Conforme a edição, em 2023, houve 27 internações por 100 mil habitantes, metade do observado em 2010. No entanto, apesar da diminuição nas hospitalizações, a prevalência de óbitos aumentou de 3% para 6% no mesmo período. De acordo com os resposáveis pela pesquisa, esse aumento pode estar relacionado ao número crescente de internações de pessoas em quadros graves.

A maioria dos pacientes hospitalizados em decorrência do uso de álcool no ano passado era formada por homens com idades entre 35 e 54 anos, no entanto, pessoas com 55 anos ou mais representaram 35% do total, um aumento de 13% em relação a 2010. As principais causas de hospitalizações foram dependência e doença hepática decorrente do alcoolismo, que, juntas, representaram mais da metade dos casos registrados.

Cientistas do Scripps Research, um instituto de pesquisa norte-americano, descobriram que o Alzheimer e o abuso de álcool estão ligados a padrões de expressão genética modificados de forma semelhante no cérebro. Conforme a publicação, feita na revista eNeuro, o achado apoia a teoria de que o uso de álcool pode agravar a progressão da doença de Alzheimer. Segundo os cientistas, ao compreender essas desregulações ao nível molecular, será possível entender melhor essas doenças e identificar alvos terapêuticos no futuro.
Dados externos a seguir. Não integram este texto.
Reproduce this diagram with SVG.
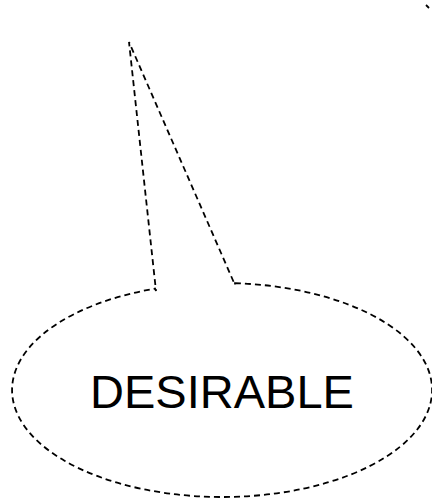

Atividades físicas como tratamento

Atividade física é um remédio melhor do que se pensava para pacientes com distúrbios de abuso de álcool. É o que revela um estudo da Universidade Normal Liuhong Zang, na China. A pesquisa, publicada na revista Plos One, mostrou que o exercício não apenas reduz a dependência do álcool, mas ainda melhora a saúde mental e física.

Após uma revisão da literatura científica, os pesquisadores verificaram que os resultados apontaram que as intervenções de exercícios têm um impacto positivo significativo na redução do consumo de álcool e na melhoria da saúde mental dos participantes dos estudos avaliados. Segundo os pesquisadores, a variação cultural no contexto do vício também foi mencionada como um fator importante.

Conforme João André Sampaio, psiquiatra pelo Hospital Albert Einstein, em São Paulo, a prática de atividade física oferece diversos benefícios no tratamento e na prevenção do alcoolismo, tanto do ponto de vista fisiológico quanto psicossocial. “Pesquisas mostram que sessões curtas de exercícios aeróbicos podem reduzir imediatamente o desejo de consumir álcool, além de diminuir estados de humor negativo e ansiedade. Esses benefícios foram observados tanto durante quanto após a prática do exercício, sugerindo que a atividade física pode ajudar a regular emoções que frequentemente desencadeiam recaídas em pessoas com distúrbios de alcoolismo”.

Palavra de especialista

“A rede de cuidados tem um papel muito importante. Quero destacar a função dos serviços de emergência, que frequentemente atendem pessoas com transtornos por uso de bebidas alcoólicas em quadros agudos. Esses momentos são janelas de oportunidade para encaminhá-las a um tratamento posterior. Coordeno um ambulatório dentro do hospital de clínicas onde atendemos pessoas com dependência de álcool. Há intervenções preventivas, que visam evitar que o uso de álcool se instale durante a juventude. Um segundo grupo de medidas busca impedir que o uso iniciado se torne problemático. Isso envolve uma série de intervenções, incluindo a importância de informar à população sobre os danos associados ao uso de álcool.”